- _Exercise instructions_
Copy the data that follows, character for character, minus the pictures.

- _Dataset section_

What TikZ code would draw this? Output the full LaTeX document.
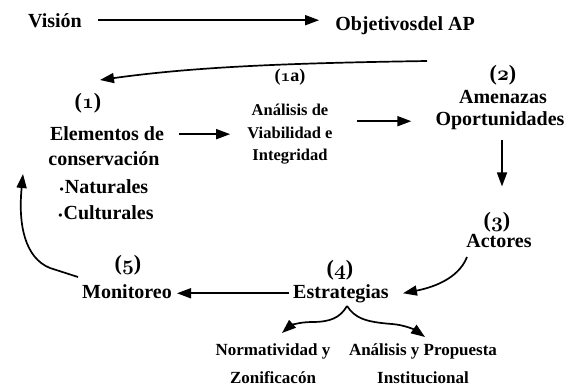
\documentclass[tikz,border=0pt]{standalone}
\usepackage{fontspec}
\setmainfont{Liberation Serif}
\usetikzlibrary{arrows.meta}
\newcommand{\osn}[1]{{\usefont{OML}{cmm}{b}{it}#1}}
\newcommand{\bul}{{\fontsize{12}{12}\selectfont\textbullet}\hspace{1pt}}
\tikzset{
  lbl/.style={inner sep=0pt, anchor=base, font=\bfseries\fontsize{20}{24}\selectfont},
  num/.style={inner sep=0pt, anchor=base, font=\bfseries\fontsize{22}{24}\selectfont},
  sml/.style={inner sep=0pt, anchor=base, font=\bfseries\fontsize{16.5}{20}\selectfont},
  bot/.style={inner sep=0pt, anchor=base, font=\bfseries\fontsize{17}{20}\selectfont},
  conn/.style={line width=1.7pt, -{Triangle[length=14pt,width=10pt]}},
}
\begin{document}
\begin{tikzpicture}[x=1pt,y=-1pt]
\useasboundingbox (0,0) rectangle (567,391);
\node[lbl] (vis) at (55,27) {Visión};
\node[lbl] (obj) at (405,30) {Objetivosdel AP};
\node[sml, font=\bfseries\fontsize{18}{20}\selectfont] (n1a) at (290,81) {(\osn{1}a)};
\node[sml] (ana1) at (290,115) {Análisis de};
\node[sml] (ana2) at (290,138) {Viabilidad e};
\node[sml] (ana3) at (290,160) {Integridad};
\node[num] (n2) at (503,80) {(\osn{2})};
\node[lbl] (ame) at (503,103) {Amenazas};
\node[lbl] (opo) at (500,125) {Oportunidades};
\node[num] (n1) at (88,108) {(\osn{1})};
\node[lbl] (ele) at (107,140) {Elementos de};
\node[lbl] (con) at (104,165) {conservación};
\node[lbl] (nat) at (104,193) {\bul Naturales};
\node[lbl] (cul) at (106,219) {\bul Culturales};
\node[num] (n3) at (497,227) {(\osn{3})};
\node[lbl] (act) at (499,247) {Actores};
\node[num] (n5) at (128,270) {(\osn{5})};
\node[lbl] (mon) at (127,298) {Monitoreo};
\node[num] (n4) at (340,275) {(\osn{4})};
\node[lbl] (est) at (341,298) {Estrategias};
\node[bot] (nor1) at (273,355) {Normatividad y};
\node[bot] (nor2) at (273,383) {Zonificacón};
\node[bot] (pro1) at (423,355) {Análisis y Propuesta};
\node[bot] (pro2) at (423,383) {Institucional};
\coordinate (objs) at (427,61);
\coordinate (apex) at (347,306);
\coordinate (lt) at (282,333);
\coordinate (rt) at (425,337);
\draw[conn] ([xshift=16pt]vis.east) -- ([xshift=-16pt]vis.east -| obj.west);
\draw[conn] (objs) .. controls (300,63) and (200,66) .. (100,80);
\draw[conn] ([xshift=15pt,yshift=-1pt]ele.east) -- ([xshift=66pt,yshift=-1pt]ele.east);
\draw[conn] ([xshift=-78pt,yshift=-1pt]opo.west) -- ([xshift=-24pt,yshift=-1pt]opo.west);
\draw[conn] ([xshift=2pt,yshift=-11pt]opo.south) -- ([xshift=2pt,yshift=-57pt]opo.south);
\draw[conn] (467,257) .. controls (458,280) and (430,288) .. ([xshift=14pt]est.east);
\draw[conn] ([xshift=-4pt]est.west) -- ([xshift=5pt]est.west -| mon.east);
\draw[conn] (78,277) -- (50,268) .. controls (25,258) and (18,225) .. (23,174);
\draw[conn] (apex) .. controls (340,318) and (330,322) .. (312,322) .. controls (298,322) and (290,326) .. (lt);
\draw[conn] (apex) .. controls (355,318) and (365,322) .. (392,324) .. controls (405,325) and (415,330) .. (rt);
\end{tikzpicture}
\end{document}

- _Reply to the task_
What TikZ code would draw this? Output the full LaTeX document.
\documentclass[tikz,border=0pt]{standalone}
\usepackage{fontspec}
\setmainfont{Liberation Serif}
\usetikzlibrary{arrows.meta}
\newcommand{\osn}[1]{{\usefont{OML}{cmm}{b}{it}#1}}
\newcommand{\bul}{{\fontsize{12}{12}\selectfont\textbullet}\hspace{1pt}}
\tikzset{
  lbl/.style={inner sep=0pt, anchor=base, font=\bfseries\fontsize{20}{24}\selectfont},
  num/.style={inner sep=0pt, anchor=base, font=\bfseries\fontsize{22}{24}\selectfont},
  sml/.style={inner sep=0pt, anchor=base, font=\bfseries\fontsize{16.5}{20}\selectfont},
  bot/.style={inner sep=0pt, anchor=base, font=\bfseries\fontsize{17}{20}\selectfont},
  conn/.style={line width=1.7pt, -{Triangle[length=14pt,width=10pt]}},
}
\begin{document}
\begin{tikzpicture}[x=1pt,y=-1pt]
\useasboundingbox (0,0) rectangle (567,391);
\node[lbl] (vis) at (55,27) {Visión};
\node[lbl] (obj) at (405,30) {Objetivosdel AP};
\node[sml, font=\bfseries\fontsize{18}{20}\selectfont] (n1a) at (290,81) {(\osn{1}a)};
\node[sml] (ana1) at (290,115) {Análisis de};
\node[sml] (ana2) at (290,138) {Viabilidad e};
\node[sml] (ana3) at (290,160) {Integridad};
\node[num] (n2) at (503,80) {(\osn{2})};
\node[lbl] (ame) at (503,103) {Amenazas};
\node[lbl] (opo) at (500,125) {Oportunidades};
\node[num] (n1) at (88,108) {(\osn{1})};
\node[lbl] (ele) at (107,140) {Elementos de};
\node[lbl] (con) at (104,165) {conservación};
\node[lbl] (nat) at (104,193) {\bul Naturales};
\node[lbl] (cul) at (106,219) {\bul Culturales};
\node[num] (n3) at (497,227) {(\osn{3})};
\node[lbl] (act) at (499,247) {Actores};
\node[num] (n5) at (128,270) {(\osn{5})};
\node[lbl] (mon) at (127,298) {Monitoreo};
\node[num] (n4) at (340,275) {(\osn{4})};
\node[lbl] (est) at (341,298) {Estrategias};
\node[bot] (nor1) at (273,355) {Normatividad y};
\node[bot] (nor2) at (273,383) {Zonificacón};
\node[bot] (pro1) at (423,355) {Análisis y Propuesta};
\node[bot] (pro2) at (423,383) {Institucional};
\coordinate (objs) at (427,61);
\coordinate (apex) at (347,306);
\coordinate (lt) at (282,333);
\coordinate (rt) at (425,337);
\draw[conn] ([xshift=16pt]vis.east) -- ([xshift=-16pt]vis.east -| obj.west);
\draw[conn] (objs) .. controls (300,63) and (200,66) .. (100,80);
\draw[conn] ([xshift=15pt,yshift=-1pt]ele.east) -- ([xshift=66pt,yshift=-1pt]ele.east);
\draw[conn] ([xshift=-78pt,yshift=-1pt]opo.west) -- ([xshift=-24pt,yshift=-1pt]opo.west);
\draw[conn] ([xshift=2pt,yshift=-11pt]opo.south) -- ([xshift=2pt,yshift=-57pt]opo.south);
\draw[conn] (467,257) .. controls (458,280) and (430,288) .. ([xshift=14pt]est.east);
\draw[conn] ([xshift=-4pt]est.west) -- ([xshift=5pt]est.west -| mon.east);
\draw[conn] (78,277) -- (50,268) .. controls (25,258) and (18,225) .. (23,174);
\draw[conn] (apex) .. controls (340,318) and (330,322) .. (312,322) .. controls (298,322) and (290,326) .. (lt);
\draw[conn] (apex) .. controls (355,318) and (365,322) .. (392,324) .. controls (405,325) and (415,330) .. (rt);
\end{tikzpicture}
\end{document}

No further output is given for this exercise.